Selon la loi de Murphy, "Si une chose peut mal tourner, elle va infailliblement mal tourner" – comment faire si la fracturation hydraulique pratiquée à grande échelle et/ou le transport du pétrole de schiste tournaient à la catastrophe ? Ensuite, sur le plan des affaires : le transfert par Hydro-Québec d'actifs publics vers le secteur privé a-t-il réellement été effectué dans l'intérêt public? Pourquoi ces concessions pétrolières n'ont-elles pas été vendues aux enchères publiques, de façon transparente, comme cela arrive partout ailleurs au Canada ? Finalement, sur le plan de possibles conflits d'intérêt : plusieurs hauts cadres et géologues chez Hydro-Québec ont quitté la société pour siéger aux conseils d'administration des deux sociétés pétrolières, une fois le transfert des concessions complété.

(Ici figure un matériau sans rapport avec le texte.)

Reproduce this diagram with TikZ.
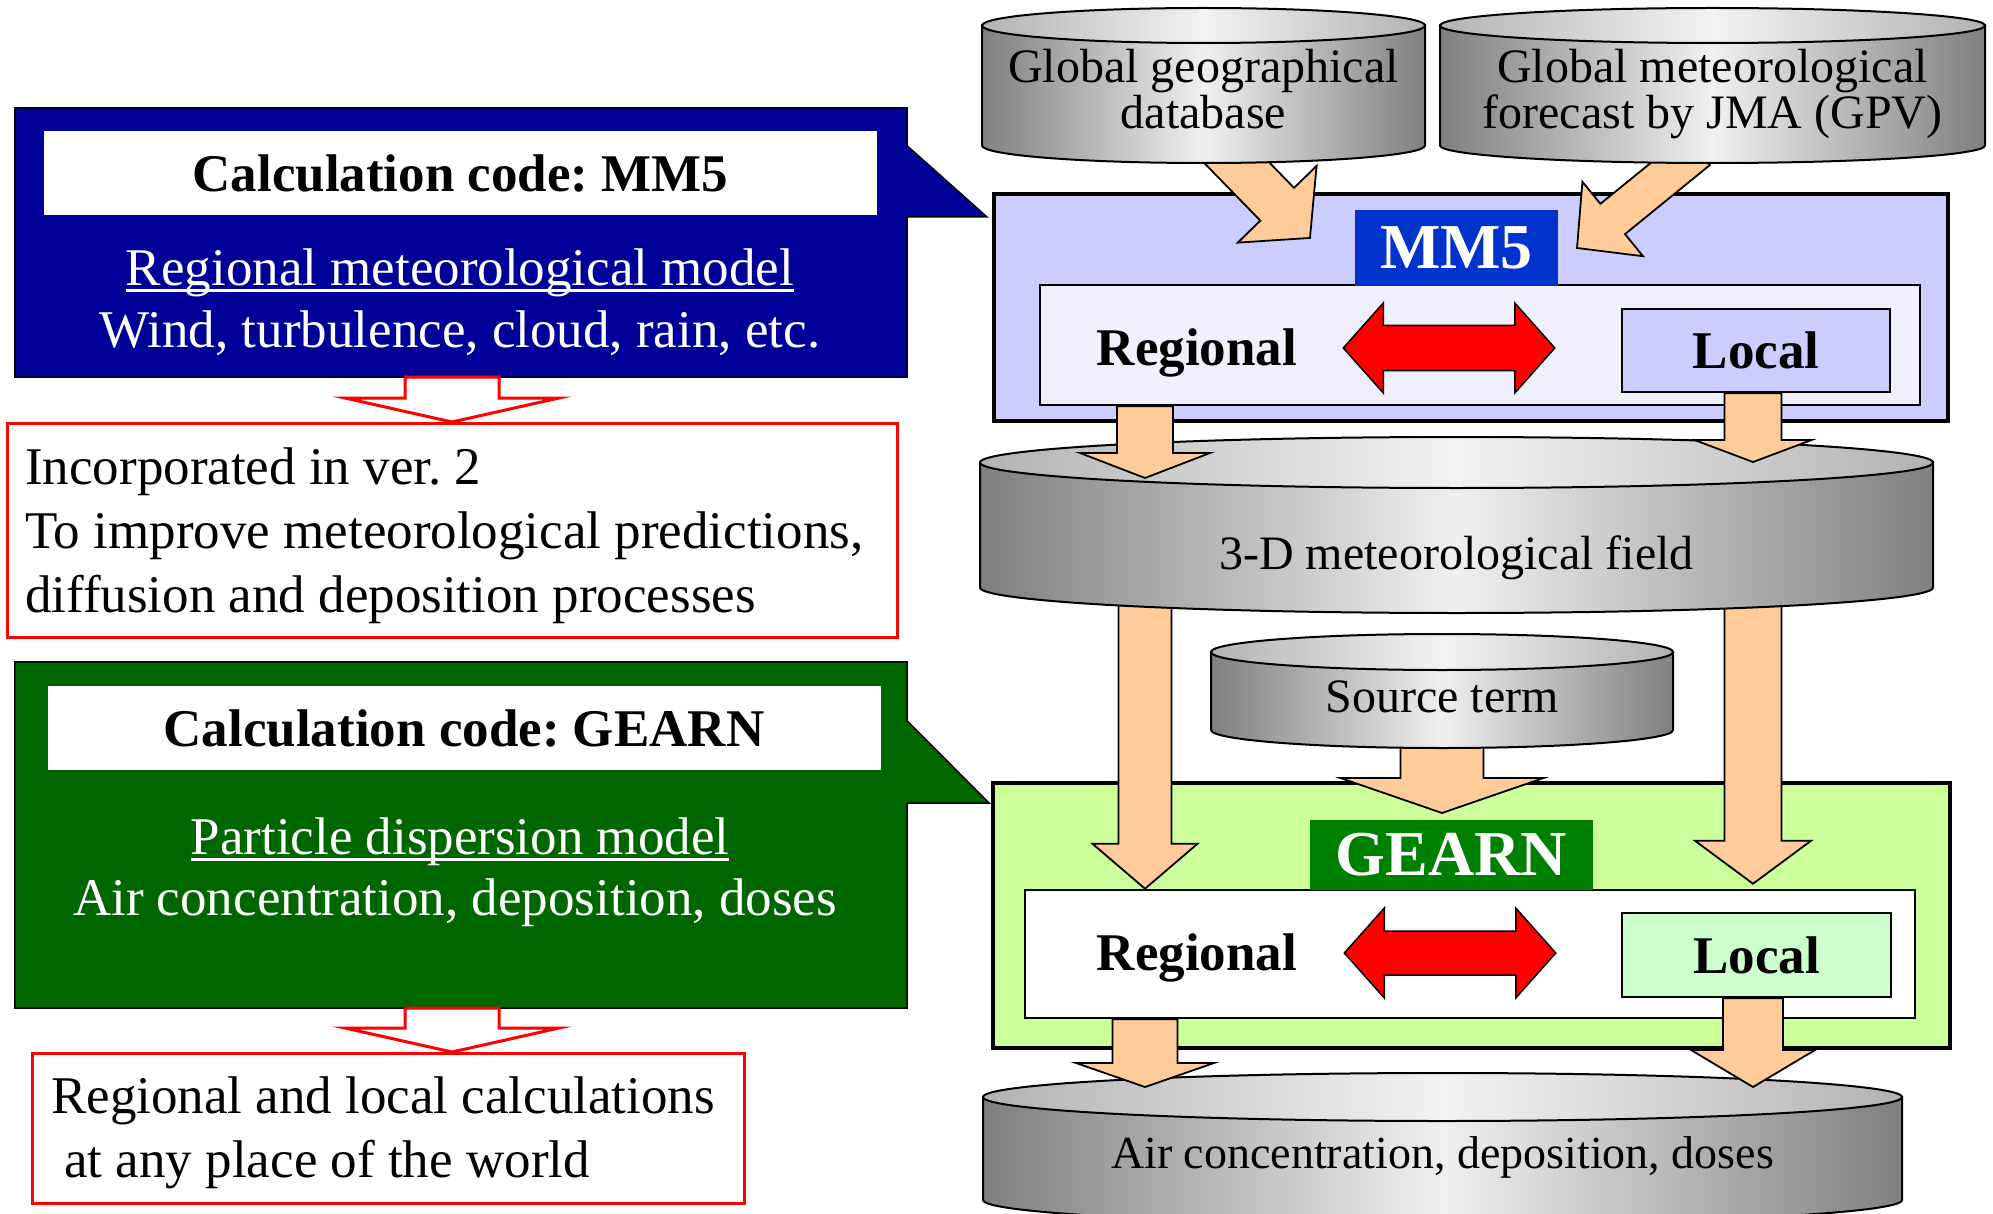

S'agit-il réellement d'une coïncidence ? La tendance actuelle partout en Amérique du Nord est à l'oligarchie – à une culture politique où ce sont les grosses entreprises qui dictent les règles du jeu. Le Québec n'échappe pas à la règle. Or, les citoyens québécois, au nom desquels Hydro-Québec est supposée agir, ont droit à des explications très claires, car il s'agit possiblement de la plus importante privatisation furtive d'actifs publics de toute l'histoire canadienne. Et ce, dans une mer intérieure fragile, translucide, magnifique ... dans ce golfe du Saint-Laurent partagé entre le Canada et la France.